Stated goal: Repeat, exactly and in full, the lines of the listing below, but without any pictures.

Input rows:
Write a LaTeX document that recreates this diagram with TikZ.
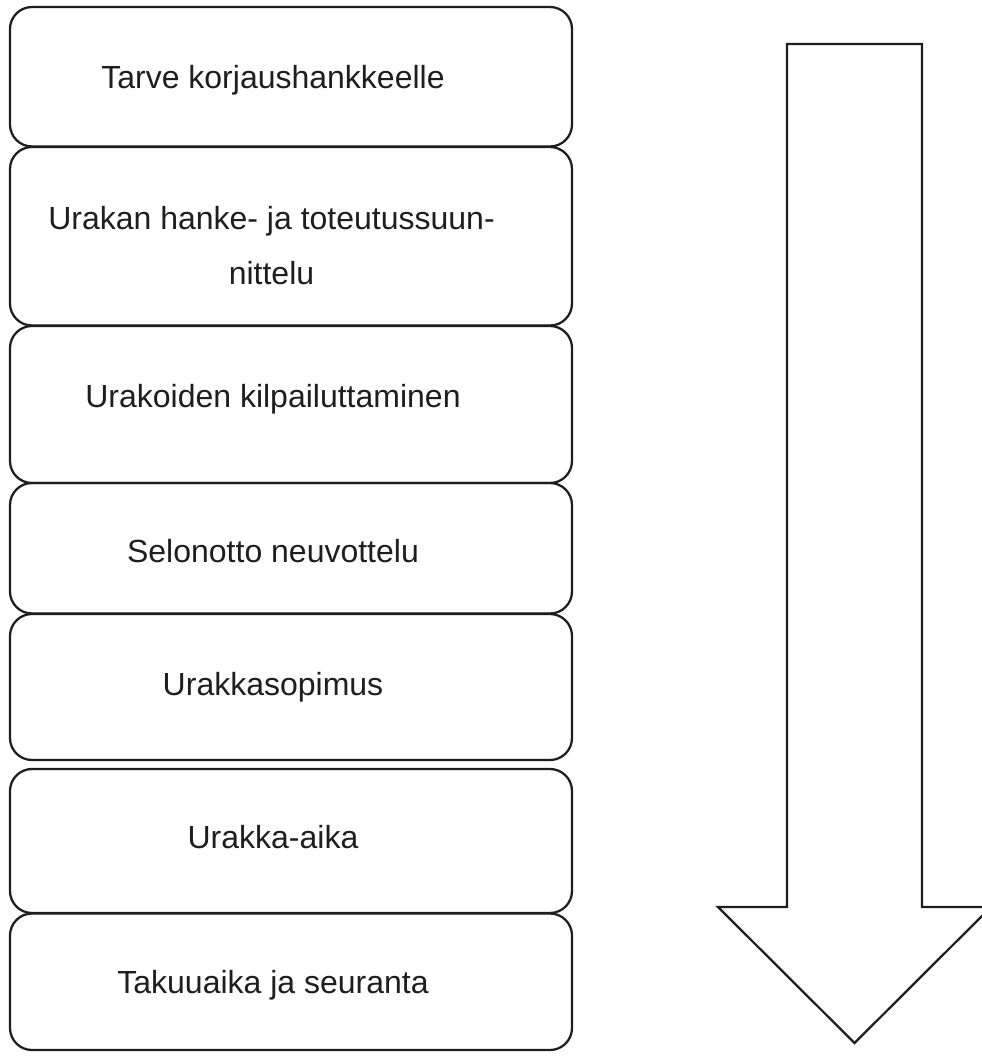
\documentclass[tikz,border=0pt]{standalone}
\usepackage{fontspec}
\setmainfont{Liberation Sans}
\usepackage{tikz}
\definecolor{StageLine}{HTML}{1E1E1E}
\newcommand{\stagefont}{\fontsize{24}{28}\selectfont}
\tikzset{
  stagebox/.style={draw=StageLine, line width=1.7pt, rounded corners=16.5pt,
    minimum width=421.5pt, inner sep=0pt},
  stagetext/.style={anchor=base, font=\stagefont, text=StageLine},
  flowarrow/.style={draw=StageLine, line width=1.7pt, line join=miter}
}

\begin{document}
\begin{tikzpicture}[x=0.75pt,y=-0.75pt]
  \useasboundingbox (0,0) rectangle (982,1057);
  % stage boxes
  \foreach \n/\ya/\yb in {1/7/146.5,2/147/325.5,3/326/483,4/483/613.5,
                         5/614/760,6/769/913,7/913.5/1050} {
    \node[stagebox, minimum height={(\yb-\ya)*0.75pt}] (box\n) at (291,{(\ya+\yb)/2}) {};
  }
  \node[stagetext] (lab1) at (273,88) {Tarve korjaushankkeelle};
  \node[stagetext] (lab2a) at (271.5,229) {Urakan hanke- ja toteutussuun-};
  \node[stagetext] (lab2b) at (271.5,284) {nittelu};
  \node[stagetext] (lab3) at (273,407) {Urakoiden kilpailuttaminen};
  \node[stagetext] (lab4) at (273,562) {Selonotto neuvottelu};
  \node[stagetext] (lab5) at (273,695) {Urakkasopimus};
  \node[stagetext] (lab6) at (273,848) {Urakka-aika};
  \node[stagetext] (lab7) at (273,993) {Takuuaika ja seuranta};
  % big arrow
  \draw[flowarrow] (787,44) -- (922,44) -- (922,907) -- (991,907)
    -- (854.5,1043) -- (718,907) -- (787,907) -- cycle;
\end{tikzpicture}
\end{document}
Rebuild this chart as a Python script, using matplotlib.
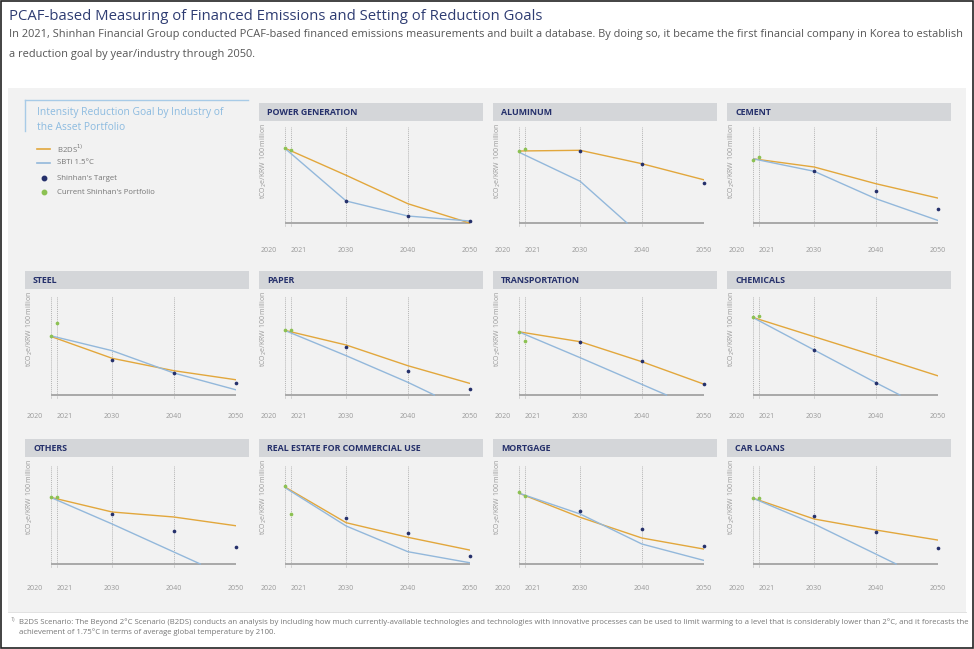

Solution for this exercise:
Write a LaTeX document that recreates this diagram with TikZ.
\documentclass[tikz,border=0pt]{standalone}
\usepackage{fontspec}
\setmainfont{Liberation Sans}
\usepackage{tikz}
\definecolor{StageLine}{HTML}{1E1E1E}
\newcommand{\stagefont}{\fontsize{24}{28}\selectfont}
\tikzset{
  stagebox/.style={draw=StageLine, line width=1.7pt, rounded corners=16.5pt,
    minimum width=421.5pt, inner sep=0pt},
  stagetext/.style={anchor=base, font=\stagefont, text=StageLine},
  flowarrow/.style={draw=StageLine, line width=1.7pt, line join=miter}
}

\begin{document}
\begin{tikzpicture}[x=0.75pt,y=-0.75pt]
  \useasboundingbox (0,0) rectangle (982,1057);
  % stage boxes
  \foreach \n/\ya/\yb in {1/7/146.5,2/147/325.5,3/326/483,4/483/613.5,
                         5/614/760,6/769/913,7/913.5/1050} {
    \node[stagebox, minimum height={(\yb-\ya)*0.75pt}] (box\n) at (291,{(\ya+\yb)/2}) {};
  }
  \node[stagetext] (lab1) at (273,88) {Tarve korjaushankkeelle};
  \node[stagetext] (lab2a) at (271.5,229) {Urakan hanke- ja toteutussuun-};
  \node[stagetext] (lab2b) at (271.5,284) {nittelu};
  \node[stagetext] (lab3) at (273,407) {Urakoiden kilpailuttaminen};
  \node[stagetext] (lab4) at (273,562) {Selonotto neuvottelu};
  \node[stagetext] (lab5) at (273,695) {Urakkasopimus};
  \node[stagetext] (lab6) at (273,848) {Urakka-aika};
  \node[stagetext] (lab7) at (273,993) {Takuuaika ja seuranta};
  % big arrow
  \draw[flowarrow] (787,44) -- (922,44) -- (922,907) -- (991,907)
    -- (854.5,1043) -- (718,907) -- (787,907) -- cycle;
\end{tikzpicture}
\end{document}
Rebuild this chart as a Python script, using matplotlib.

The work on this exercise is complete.